Fosfaat kan verder worden gebonden aan organische deeltjes in de vorm van polyfosfaten. Organische deeltjes kunnen overigens ook organismen zijn, zoals algen en watervlooien. Deze organismen scheiden afvalstoffen uit, die rijk zijn aan fosfaten. Die afvalstoffen worden door bacteriën afgebroken, waarbij opnieuw fosfaat vrijkomt. Dit kan dan vervolgens weer door algen worden opgenomen. Op deze manier ontstaat een kringloop, waarbij een groot gedeelte van het fosfaat in de organismen zit. De totale hoeveelheid fosfaat in het water kan erg groot zijn, terwijl er aan vrij fosfaat in het water zelf weinig aanwezig is.
Stikstof
Stikstof (chemische aanduiding: N) is, naast fosfaat, de belangrijkste voedingstof voor planten. Aangezien stikstofzouten goed oplosbaar zijn, ontstaat een heel ander beeld dan bij de fosfaten. Stikstof vormt als gas bijna 80% van de atmosfeer. Door b.v. bliksem en menselijke activiteiten ontstaan er stikstofoxiden, die in water kunnen oplossen en daar nitriet (NO2-) en nitraat (NO3-) vormen. Verder komt er door afbraak van organisch materiaal en reductie in de bodem ammoniak vrij (NH3). Vooral nitraat is een voedingsstof voor planten. Het kan door bacteriën via denitrificatie weer worden omgezet in gasvormig stikstof.

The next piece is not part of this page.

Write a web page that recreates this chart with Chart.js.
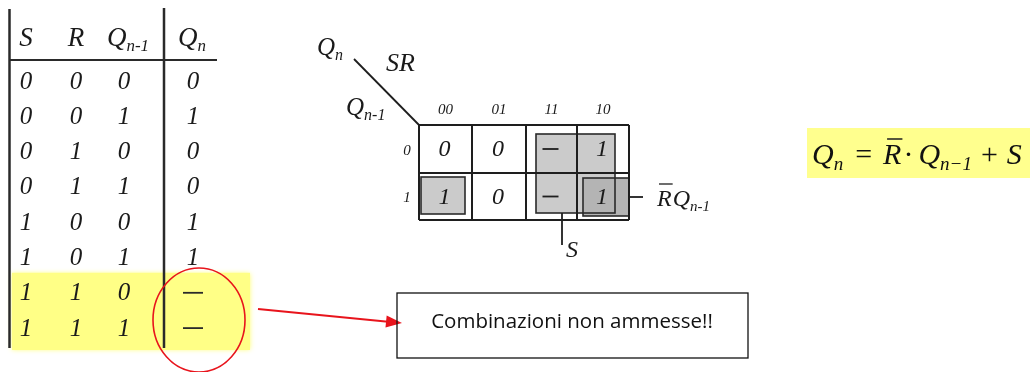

Voor veel van de omzettingsprocessen van stikstof zijn bacteriën verantwoordelijk. Deze kunnen stikstof uit de lucht vastleggen, ammoniak oxideren naar nitriet en weer verder oxideren naar nitraat. Juist door deze natuurlijke bronnen is bemesting met stikstof in het water lastig tegen te gaan.
Andere stoffen
Water bevat naast de hiervoor genoemde stoffen nog vele, vele andere stoffen. Deze komen in het algemeen maar in zeer kleine hoeveelheden voor. Door biologische activiteit zijn dat in het algemeen organische verbindingen. Daarnaast zijn er ook giftige stoffen aanwezig, zowel organische als niet-organische. In brak-en zeewater spelen bepaalde zouten een belangrijke rol. De concentratie zouten in zeewater ligt rond de 35.000 mg/l, ofwel 35 gram zout per liter, dus 35 promille. Dit is hoofdzakelijk keukenzout, natriumchloride NaCl. Andere belangrijke stoffen zijn calcium, magnesium en kalium voor de kathionen en sulfaat en carbonaat voor de anionen. Het totale gewicht van de in het water aanwezige stoffen wordt gemeten door het water te laten verdampen, waarna de overgebleven rest wordt gewogen. Deze droogrest vindt u bijvoorbeeld als waarde terug op het etiket van flessen mineraalwater. Als de droogrest bij hoge temperatuur wordt ver-ast, dan ontstaat de gloeirest. Hieruit zijn de organische stoffen en het carbonaat verdwenen. De gloeirest is een maat voor de hoeveelheid aanwezige zouten.